(Please note: the names and locations of all parties have been changed to protect the confidentiality of the proceedings.)
The court had no adequate basis for a new trial order, conditional or otherwise. (Sanchez-Corea v. Bank of America, supra, 38 Cal.3d at p. 906.) We do not construe the juror declarations taken as a whole to show an express or implied agreement by the jury to inflate the verdict to include attorney fees. After examining the record, we conclude a new trial was not required as a matter of law because of alleged jury misconduct or anything else.

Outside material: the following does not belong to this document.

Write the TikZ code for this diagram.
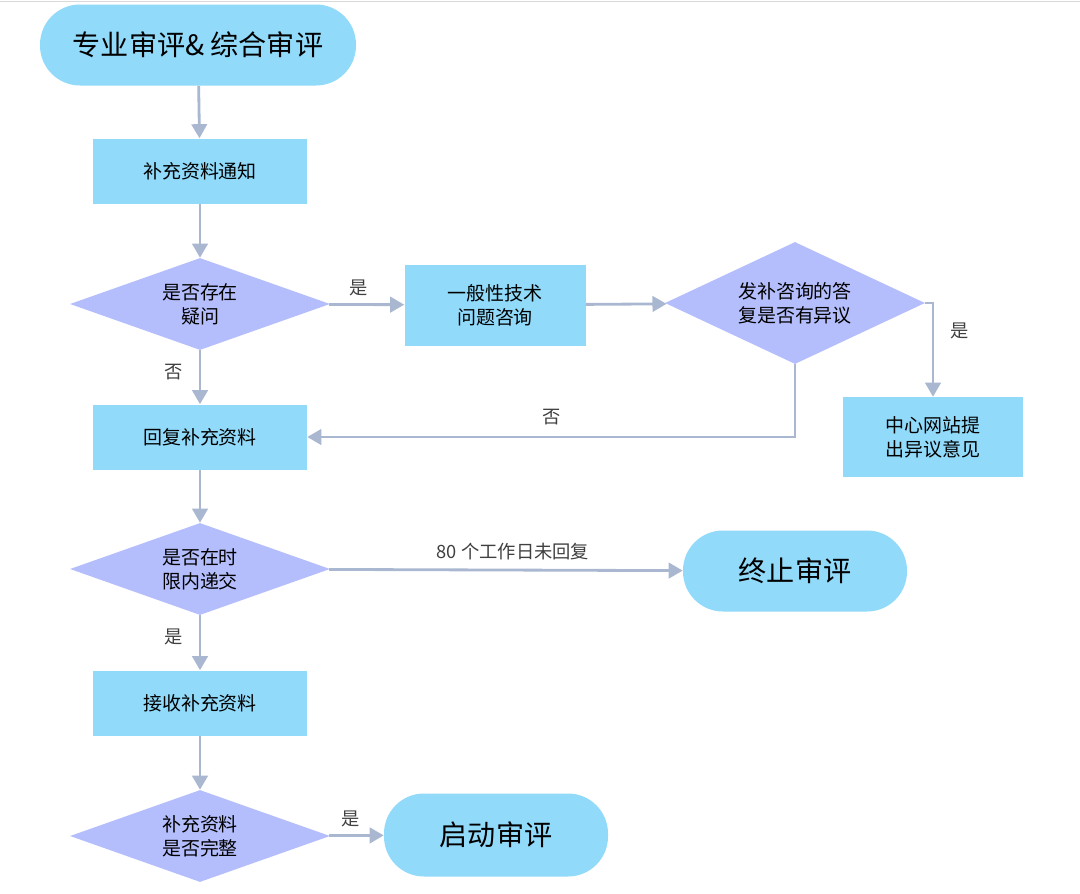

Under like circumstances the court in Moore v. Preventive Medicine Medical Group, Inc., (1986) 178 Cal.App.3d 728 [223 Cal.Rptr. 859] affirmed the denial of a new trial for jury misconduct. In Moore, two juror declarations were introduced to show a discussion among the jurors regarding the plaintiff’s probable contingency fee obligation to his attorney. Distinguishing Krouse v. Graham (1977) 19 Cal.3d 59 [137 Cal.Rptr. 863, 562 P.2d 1022], the court found the declarations insufficient to establish [a]n express agreement by the jurors to include such fees in their verdict, or extensive discussion evidencing an implied agreement to the effect. [Citations.]…. The declarants do not suggest an express agreement was reached and the discussion they relate could hardly be characterized as extensive, (Moore, supra, 178 Cal.App.3d at pp. 740-741, fn. Omitted.) Thompson v. Friendly Hills Medical Center, (1999) 71 Cal.4th 544, 548.
The main thrust of moving parties’ argument seems to be juror discussion about money. Discussions about the appropriate size of Mrs. Brown’s award and how it might be spent is simply not juror misconduct. The moving party has not cited a single authority to suggest otherwise. There is no evidence in the declarations that any juror awarded Mrs. Brown compensation not supported by evidence.

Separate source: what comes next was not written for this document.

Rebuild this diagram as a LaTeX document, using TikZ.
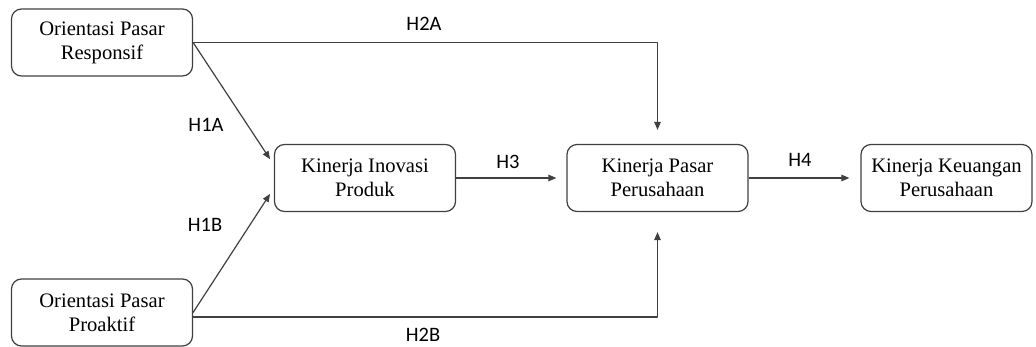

As discussed in the authorities cited above, it is acknowledged that these types of discussions are part of the give and take of the jury’s secret deliberation process.
Furthermore, the jury’s adequate award to Mrs. Brown is moot. It was reduced by three-quarters by operation of law, as was minor Plaintiff Alexandra’s. In addition, the declarations themselves are suspect. They are replete with cross-outs and interlineations. It is significant to note that in three of the typed declarations it states that there was discussion concerning the $250,000.00 MICRA cap on economic damages. All three jurors struck out that language. On the issue of contingent attorneys’ fees, Mr. Lawrence’s declaration states the topic was brought up by one of the jurors, but Mr. Lawrence also declared that all the jurors argued that it would be inappropriate to award such fees and that all jurors agreed.
The declarations are no more than an attempt by the losing party to collaterally attack the jury’s verdict by commenting on the jury’s secret deliberative process and then making the quantum leap that a wrong verdict was reached. There is no evidence, admissible or otherwise which would support such a conclusion as a matter of law.